In Nicaragua as elsewhere, adult education needs to have a component of gender empowerment. This is one of the Latin-American countries with  high population growth. The macho man actualizes himself by having a big family and a subordinate wife. Some male partners have emigrated as economic conditions worsened, leaving many of the women students single heads-of-households, solteras.

Most of the 33 teachers in the San Juan literacy program were already rural outreach health workers (brigadistas de salud), part of Community Medical Service’s team. Like the eleven teachers in Ometepe, they lived in their villages, making each classroom a women’s center. All of them received minute salaries–$20 a month–but they welcomed the monthly trainings they received as teachers of literacy, gender, math, and eventually all the primary-school subjects. Some of them had only a primary-school certificate themselves.

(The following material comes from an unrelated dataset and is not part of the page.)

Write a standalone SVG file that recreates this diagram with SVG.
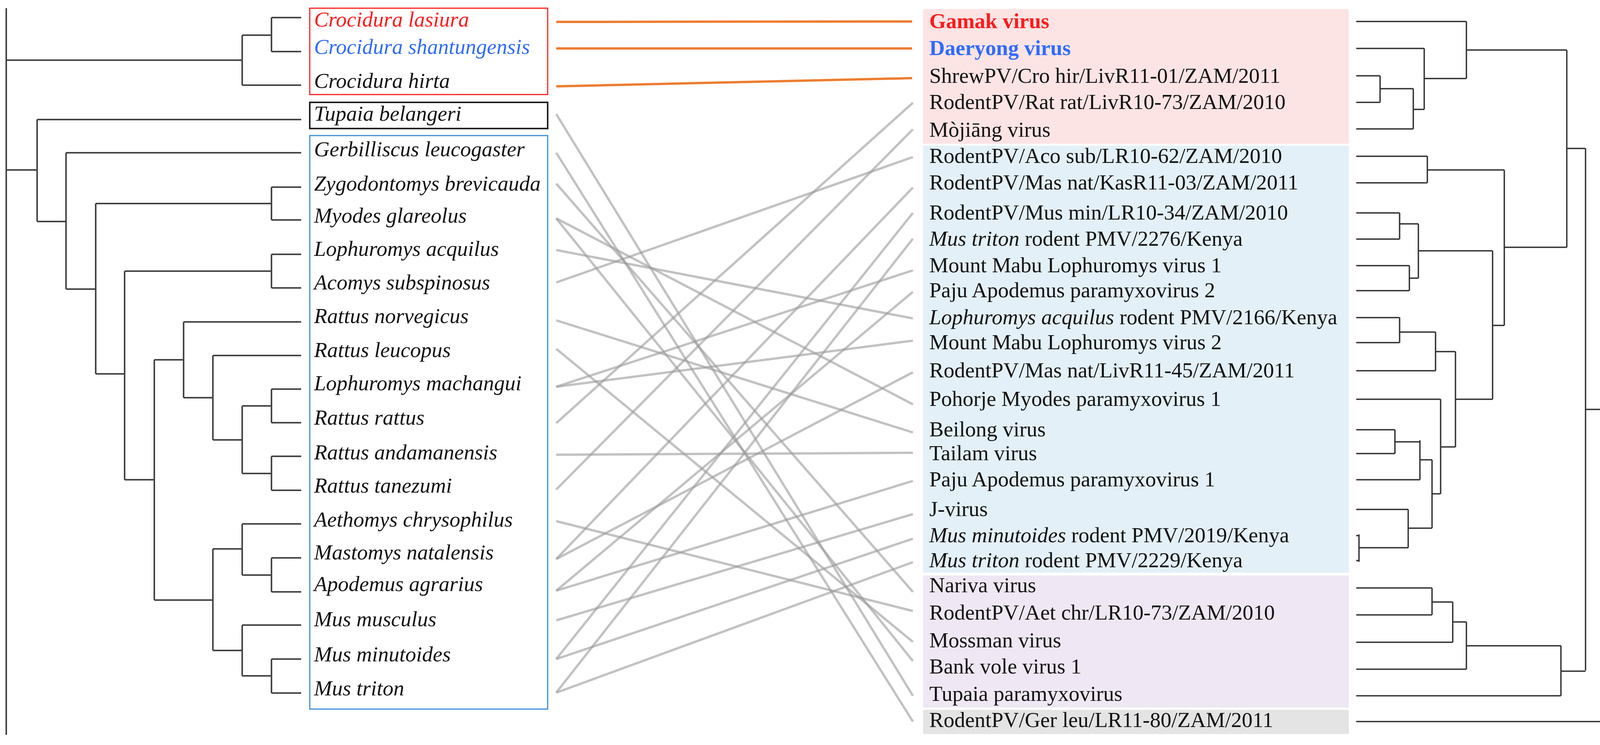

At a celebration, the best students were recognized and their teachers received gifts. Here, two of the best teachers

We recall how hard it was to recruit those hundreds of women students, many of them rural, who lived far from markets, banks, and shops –and scarcely knew other women who had finished grade school. The college-educated teachers  went to the villages to convince them, often woman by woman. Women used all sorts of excuses, including their inability to learn. Those who joined were highly motivated.

Margaret recalls,

I met with five of the women in the clinic of Community Medical Services, after they had been in classes for maybe three months and had learned to write the alphabet. I asked them why they wanted to learn to read. “So as not to be cheated in the market,” one said. Another woman looked up at a public-health poster, full of  cheerful colors, nice illustrations, and words of information. “To be able to read that!” she said.

New students before they could read, discussing their reasons for entering the program.

The literacy programs have elevated the ability of these three hundred women to participate in civil society and to be active on behalf of themselves and their families in matters of health, law, and economic development.

Some of the teachers have gone on to the Free High School for Adults. Five of the original San Juan students have also completed the rigorous Free High School curriculum. Two have their photos on the FHS page.

All the programs, taken together, have raised the quality of village and city life in countless ways. The fact that we have around 600 students in the Free High School each year, and that the demand grows each year, shows how much more  prestige adult education has in  San Juan del Sur than it had as recently as 1998.